Testing functions returning iterable in python - python

I'm having difficulties testing python functions that
return an iterable, like functions that are
yielding or functions that simply return an iterable, like return imap(f, some_iter) or return permutations([1,2,3]).
So with the permutations example, I expect the output of the function to be [(1, 2, 3), (1, 3, 2), ...]. So, I start testing my code.
def perm3():
return permutations([1,2,3])
# Lets ignore test framework and such details
def test_perm3():
assertEqual(perm3(), [(1, 2, 3), (1, 3, 2), ...])
This will not work, since perm3() is an iterable, not a
list. So we can fix this particular example.
def test_perm3():
assertEqual(list(perm3()), [(1, 2, 3), (1, 3, 2), ...])
And this works fine. But what if I have nested iterables? That is
iterables yielding iterables? Like say the expressions
product(permutations([1, 2]), permutations([3, 4])). Now this is
probably not useful but it's clear that it will be (once unrolling the
iterators) something like [((1, 2), (3, 4)), ((1, 2), (4, 3)), ...].
However, we can not just wrap list around our result, as that will only
turn iterable<blah> to [iterable<blah>, iterable<blah>, ...]. Well
of course I can do map(list, product(...)), but this only works for a
nesting level of 2.
So, does the python testing community have any solution for the
problems when testing iterables? Naturally some iterables can't
be tested in this way, like if you want an infinite generator, but
still this issue should be common enough for somebody to have thought
about this.

I use KennyTM's assertRecursiveEq:
import unittest
import collections
import itertools
class TestCase(unittest.TestCase):
def assertRecursiveEq(self, first, second, *args, **kwargs):
"""
https://stackoverflow.com/a/3124155/190597 (KennyTM)
"""
if (isinstance(first, collections.Iterable)
and isinstance(second, collections.Iterable)):
for first_, second_ in itertools.izip_longest(
first, second, fillvalue = object()):
self.assertRecursiveEq(first_, second_, *args, **kwargs)
else:
# If first = np.nan and second = np.nan, I want them to
# compare equal. np.isnan raises TypeErrors on some inputs,
# so I use `first != first` as a proxy. I avoid dependency on numpy
# as a bonus.
if not (first != first and second != second):
self.assertAlmostEqual(first, second, *args, **kwargs)
def perm3():
return itertools.permutations([1,2,3])
class Test(TestCase):
def test_perm3(self):
self.assertRecursiveEq(perm3(),
[(1, 2, 3), (1, 3, 2), (2, 1, 3), (2, 3, 1), (3, 1, 2), (3, 2, 1)])
if __name__ == '__main__':
import sys
sys.argv.insert(1, '--verbose')
unittest.main(argv = sys.argv)

1. If the order of results doesn't matter
Use unittest.assertItemsEqual(). This tests that the items are present in both self and reference, but ignores the order. This works on your example one nested deep example. It also works on a 2-deep example that I concocted.
2. If the order of results matters
I would suggest not ever casting the results of perm3() to a list. Instead, compare the elements directly as you iterate. Here's a test function that will work for your example. I added it to a subclass of unittest.TestCase:
def assertEqualIterables(self, itable1, itable2):
for ival1, ival2 in zip(itable1, itable2):
if "__iter__" in dir(ival1):
self.assertEqualIterables(ival1, ival2)
else:
self.assertEquals(ival1, ival2)
Use it like:
def test_perm3(self):
reference = [((1, 2), (3, 4)), ((1, 2), (4, 3)),
((2, 1), (3, 4)), ((2, 1), (4, 3)),]
self.assertEqualIterables(perm3(), reference)

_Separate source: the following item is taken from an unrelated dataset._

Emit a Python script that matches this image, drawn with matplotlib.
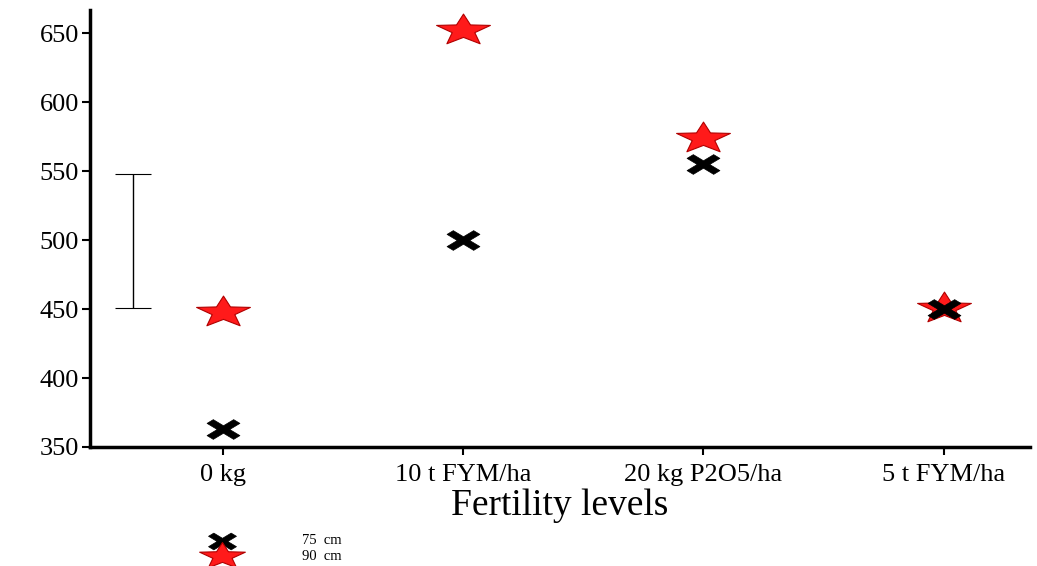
import numpy as np
import matplotlib
matplotlib.use("Agg")
import matplotlib.pyplot as plt
from matplotlib.path import Path

categories = ["0 kg", "10 t FYM/ha", "20 kg P2O5/ha", "5 t FYM/ha"]
spacing_75 = [363, 500, 555, 450]
spacing_90 = [448, 652, 574, 451]
series_labels = ["75  cm", "90  cm"]
err_center = 499.5
err_half = 48.5
yticks = [350, 400, 450, 500, 550, 600, 650]

plt.rcParams['font.family'] = ['Liberation Serif', 'DejaVu Serif']

def squashed_star(sq=0.58):
    pts = []
    for i in range(10):
        ang = np.pi / 2 + i * np.pi / 5
        r = 1.0 if i % 2 == 0 else 0.42
        pts.append((r * np.cos(ang), r * np.sin(ang) * sq))
    pts.append(pts[0])
    codes = [Path.MOVETO] + [Path.LINETO] * 9 + [Path.CLOSEPOLY]
    return Path(pts, codes)

def squashed_x(sq=0.6, w=0.38):
    a = w
    pts = [(-1, 1 - a), (-1 + a, 1), (0, a), (1 - a, 1), (1, 1 - a), (a, 0),
           (1, -1 + a), (1 - a, -1), (0, -a), (-1 + a, -1), (-1, -1 + a), (-a, 0)]
    pts = [(x, y * sq) for x, y in pts]
    pts.append(pts[0])
    codes = [Path.MOVETO] + [Path.LINETO] * 11 + [Path.CLOSEPOLY]
    return Path(pts, codes)

star = squashed_star()
xm = squashed_x()

fig = plt.figure(figsize=(10.37, 5.66), dpi=100)
ax = fig.add_axes([90/1037, 1 - 447/566, (1030-90)/1037, (447-10)/566])

x = np.arange(len(categories))
ax.scatter(x, spacing_75, marker=xm, s=560, color='black', linewidths=0.5,
           edgecolors='black', zorder=3, label=series_labels[0])
ax.scatter(x, spacing_90, marker=star, s=1500, facecolor='#ff1a1a',
           edgecolors='#b00000', linewidths=0.8, zorder=2, label=series_labels[1])

ax.errorbar([-0.375], [err_center], yerr=[err_half], fmt='none', ecolor='black',
            elinewidth=1, capsize=13, capthick=0.8)

ax.set_xlim(-0.554, 3.36)
ax.set_ylim(350, 666.7)
ax.set_xticks(x)
ax.set_xticklabels(categories, fontsize=19)
ax.set_yticks(yticks)
ax.set_yticklabels([str(v) for v in yticks], fontsize=19)
for s in ['top', 'right']:
    ax.spines[s].set_visible(False)
for s in ['left', 'bottom']:
    ax.spines[s].set_linewidth(2.5)
ax.tick_params(axis='both', direction='out', length=6, width=1.5)
ax.tick_params(axis='x', pad=6)
ax.tick_params(axis='y', pad=2)
ax.set_xlabel("Fertility levels", fontsize=27, labelpad=2)

leg = fig.legend(loc='upper left', bbox_to_anchor=(200/1037, 1 - 527/566),
                 frameon=False, fontsize=10.5, labelspacing=0.15, handletextpad=4.5,
                 markerscale=0.85, borderpad=0)

fig.savefig("out.png", dpi=100)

You could extend you suggestion to include type (that was allowing you to distinguish between lists, tuples, etc.), like so:
def unroll(item):
if "__iter__" in dir(item):
return map(unroll, item), type(item)
else:
return item, type(item)
For example:
got = unroll(permutations([1,2]))
([([(1, <type 'int'>), (2, <type 'int'>)], <type 'tuple'>), ([(2, <type 'int'>), (1, <type 'int'>)], <type 'tuple'>)], <type 'itertools.permutations'>)
# note the final: <type 'itertools.permutations'>
expected = [(1, 2), (2, 1)]
assertEqual(x[0], unroll(expected) ) # check underlying
assertEqual(x[1], type(permutations([]) ) # check type
.
One thing to mention, type is coarse in distinguishing between objects e.g. <type 'classobj'>...

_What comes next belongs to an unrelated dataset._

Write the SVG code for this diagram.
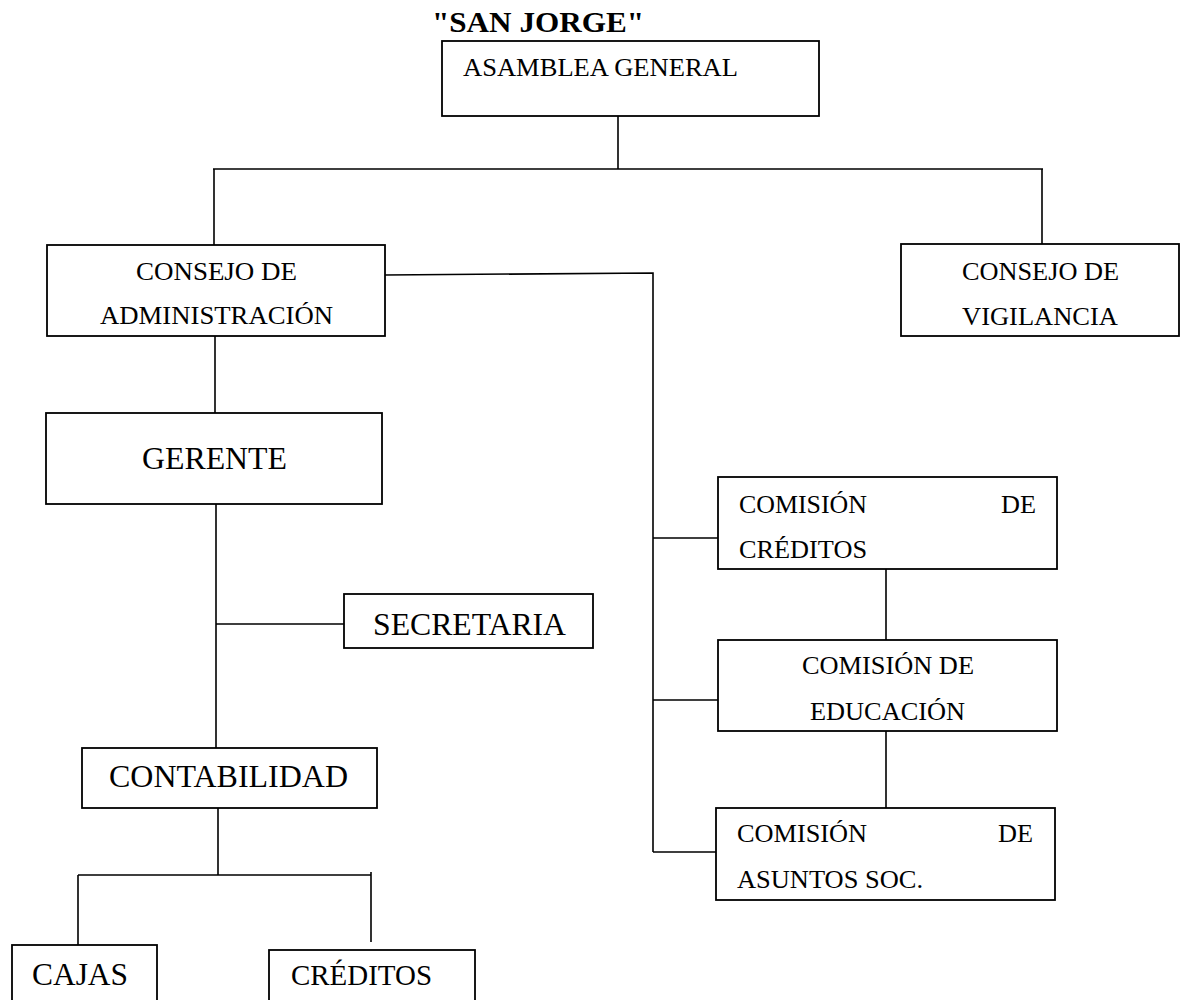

I don't know of any standard way python programmers test iterables, but you
can simply apply your idea of map and list into a recursive function
working for any level of nestedness.
def unroll(item):
if "__iter__" in dir(item):
return map(unroll, item)
else:
return item
Then your test will actually work.
def test_product_perms():
got = unroll(product(...))
expected = [[[1, 2], [3, 4]], [[1, 2], [4, 3]], ...]
assertEqual(got, expected)
However there is a flaw with this as you can see. When unrolling something, it
will always be turned to an array, this was desireable for iterables but it
also applies to the tuples. So therfore I had to manually convert the tuples in the expected result to lists. Hence, you can't diffrentiate if outputs are lists or tuples.
Another problem with this naive approach is that a passing test doesn't mean
that the function work. Say that you check assertEqual(list(my_fun()), [1, 2,
3]), while you think it might return an iterable that when "listed" is
equal to [1, 2, 3]. It might be that it did not return an iterable as you
wanted, it might have returned a list or a tuple too!

Related

Removal of tuple of length 2 from set, regardless of the order of the values

I have a set of tuples of length 2. Tuples in set could be in format (x,y) or reversed (y,x).
It's guaranteed that there exist one tuple (x,y) or (y,x) in the set, but I can't know in advance in what order.
I need to remove either (x,y) or (y,x) from the set, without knowing which it is.
I tried it like this:
def flexRemove(S, tup):
try:
S.remove(tup)
except:
S.remove(tuple([tup[1], tup[0]]))
S = {(6, 1), (2, 4), (3, 8), (7, 5)}
flexRemove(S, (4, 2))
The above example removes (4,2) or (2,4) from the set, as desired.
Is there more elegant or more pythonic way to achieve this (without invoking the Exception)?
You could use an if ... else statement instead of the try ... except block.
Quoting this answer Using try vs if in python
So, whereas an if statement always costs you, it's nearly free to set
up a try/except block. But when an Exception actually occurs, the cost
is much higher.
Therefore if your code raises an exception too often, then the try...except syntax is less performant. Also I find the syntax below more readable, but this is more a matter of preference, if you will.
def flexRemove(S, tup):
if tup in S:
S.remove(tup)
else:
S.remove(tuple([tup[1], tup[0]]))
S = {(6, 1), (2, 4), (3, 8), (7, 5)}
flexRemove(S, (4, 2))
print(S)
You can also write this an one-liner, like below:
def flexRemove(S, tup):
S.remove(tup) if tup in S else S.remove(tuple([tup[1], tup[0]]))
Output:
{(6, 1), (7, 5), (3, 8)}

Is There A Universal Selector Option For if...in Clauses?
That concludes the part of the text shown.